Stable sequentially (-1% vs 26Q1) but up an impressive 15% YoY. The slight sequential dip is largely tied to market action late in the quarter, as PCG net new asset flows remained firmly positive at $23.0 billion.
Guidance
In the prior quarter, management guided for FY26 non-comp expenses to hit roughly $2.3 billion (an 8% YoY increase). With H1 26 non-comp expenses coming in at $1.14 billion, the firm is tracking perfectly in line with this guidance, meaning operating leverage will have to come strictly from the revenue side in H2.

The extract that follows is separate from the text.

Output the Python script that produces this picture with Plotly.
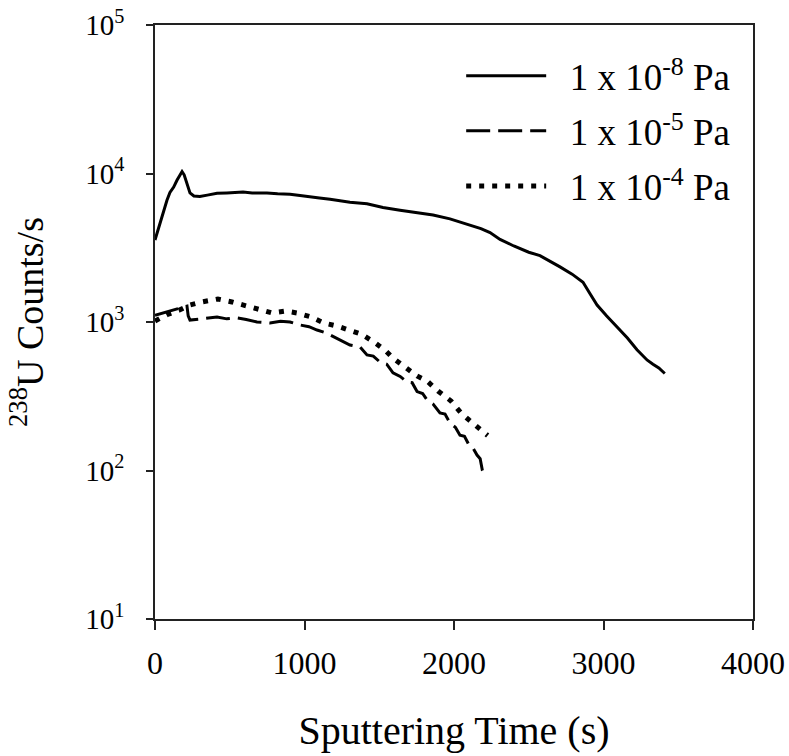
import plotly.graph_objects as go

# Series: 1 x 10^-8 Pa (solid)
t_8 = [0, 25, 54, 80, 100, 125, 147, 165, 181, 195, 214, 234, 260, 300, 350, 415, 480, 540, 589, 650,
       749, 820, 903, 970, 1037, 1100, 1171, 1240, 1304, 1418, 1525, 1639, 1753, 1860, 1973, 2087,
       2180, 2241, 2308, 2400, 2500, 2575, 2650, 2709, 2790, 2863, 2910, 2957, 3020, 3090, 3160,
       3224, 3291, 3331, 3370, 3410]
v_8 = [3565, 4300, 5500, 6600, 7450, 8100, 9000, 9700, 10300, 9800, 8500, 7400, 7050, 7000, 7150, 7350, 7400, 7450, 7500, 7400,
       7400, 7300, 7250, 7100, 7000, 6850, 6700, 6550, 6400, 6250, 5900, 5650, 5450, 5250, 4950, 4550,
       4250, 4000, 3600, 3250, 2950, 2800, 2550, 2350, 2100, 1850, 1550, 1300, 1100, 920, 780,
       650, 555, 520, 490, 450]

# Series: 1 x 10^-5 Pa (dashed)
t_5 = [0, 40, 80, 147, 214, 222, 234, 300, 360, 415, 480, 548, 610, 682, 769, 840, 903, 970,
       1030, 1084, 1150, 1191, 1250, 1304, 1371, 1418, 1460, 1505, 1550, 1592, 1640, 1686, 1720,
       1753, 1790, 1819, 1860, 1906, 1940, 1973, 2010, 2040, 2070, 2107, 2130, 2154, 2175, 2190, 2200]
v_5 = [1110, 1140, 1170, 1225, 1280, 1100, 1030, 1045, 1060, 1082, 1050, 1065, 1040, 1000, 985, 1010, 1000, 955,
       930, 883, 840, 800, 740, 700, 680, 600, 590, 537, 520, 455, 430, 394, 390,
       340, 330, 299, 280, 244, 240, 209, 195, 173, 170, 144, 140, 127, 120, 100, 95]

# Series: 1 x 10^-4 Pa (dotted)
t_4 = [0, 80, 160, 234, 314, 421, 515, 595, 682, 783, 876, 950, 1043, 1130, 1217, 1284, 1378,
       1465, 1538, 1592, 1686, 1753, 1819, 1893, 1980, 2047, 2100, 2154, 2194, 2225]
v_4 = [1016, 1120, 1200, 1303, 1365, 1428, 1365, 1303, 1225, 1150, 1185, 1150, 1082, 985, 940, 897, 830,
       733, 648, 572, 490, 433, 401, 343, 294, 244, 219, 196, 179, 172]

series_names = ["1 x 10<sup>-8</sup> Pa", "1 x 10<sup>-5</sup> Pa", "1 x 10<sup>-4</sup> Pa"]

x_ticks = [0, 1000, 2000, 3000, 4000]
y_ticks = [10, 100, 1000, 10000, 100000]
y_ticktext = ["10<sup>1</sup>", "10<sup>2</sup>", "10<sup>3</sup>", "10<sup>4</sup>", "10<sup>5</sup>"]

FONT = "Liberation Serif"
PAD = "\u00a0\u00a0"

fig = go.Figure()
fig.add_trace(go.Scatter(x=t_8, y=v_8, mode="lines", name=PAD + series_names[0], legendgroup="a",
                         line=dict(color="black", width=3)))
fig.add_trace(go.Scatter(x=t_5, y=v_5, mode="lines", name=PAD + series_names[1], legendgroup="b",
                         line=dict(color="black", width=3, dash="24px,8px")))
fig.add_trace(go.Scatter(x=t_4, y=v_4, mode="lines", name=PAD + series_names[2], legendgroup="c",
                         line=dict(color="black", width=5, dash="5px,8px")))

fig.update_layout(
    width=789, height=756,
    margin=dict(l=155, r=36, t=25, b=137),
    paper_bgcolor="white", plot_bgcolor="white",
    font=dict(family=FONT, size=30, color="black"),
    showlegend=True,
    legend=dict(x=0.512, y=0.966, xanchor="left", yanchor="top", traceorder="grouped",
                bgcolor="rgba(0,0,0,0)", font=dict(family=FONT, size=37, color="black"),
                itemwidth=80, tracegroupgap=4),
)
fig.update_xaxes(
    range=[0, 4000], tickvals=x_ticks, ticks="outside", ticklen=9, tickwidth=1.5,
    tickcolor="#222", showline=True, linecolor="#222", linewidth=1.5, mirror=True,
    showgrid=False, zeroline=False, tickfont=dict(family=FONT, size=32),
    ticklabelstandoff=6, automargin=False, ticklabeloverflow="allow",
    title=dict(text="Sputtering Time (s)", font=dict(family=FONT, size=40), standoff=36),
)
fig.update_yaxes(
    type="log", range=[1, 5], tickvals=y_ticks, ticktext=y_ticktext, ticks="outside",
    ticklen=7, tickwidth=1.5, tickcolor="#222", showline=True, linecolor="#222",
    linewidth=1.5, mirror=True, showgrid=False, zeroline=False,
    tickfont=dict(family=FONT, size=29), ticklabelstandoff=16, automargin=False,
    ticklabeloverflow="allow",
    title=dict(text="<sup>238</sup>U Counts/s", font=dict(family=FONT, size=38), standoff=30),
)

# remove the browser's default body margin so the figure fills the window exactly
fig.write_html("out.html", config={"displayModeBar": False},
               post_script="document.body.style.margin='0';document.body.style.overflow='hidden';")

Management provided qualitative guidance that recruiting across all affiliation options 'remains robust.' Given the 5.8% annualized Net New Asset growth in Q2, this suggests the recruiting pipeline is successfully converting into sustained asset gathering.
Key Questions
PCG Margin Trajectory
PCG revenues hit a record, yet pre-tax income fell YoY due to 'investments in growth.' At what point do these recruiting and technology investments yield positive operating leverage, and should we expect PCG margins to remain compressed for the remainder of FY26?
COLI Portfolio Volatility
The 26.0% tax rate was heavily impacted by the corporate-owned life insurance portfolio. Can you provide more color on the underlying assets driving these nondeductible losses, and should we expect this volatility to persist?
Cash Sorting Dynamics
Client cash sweep and ESP balances are essentially flat YoY. Are we reaching a floor in client cash sorting, or do you anticipate further outflows into fixed income products if short-term rates remain stable?
Investment Banking Sustainability
Capital Markets had a phenomenal quarter. How much of the 36% sequential jump in investment banking was due to pent-up transactions closing all at once, versus a sustainable new run-rate for the segment?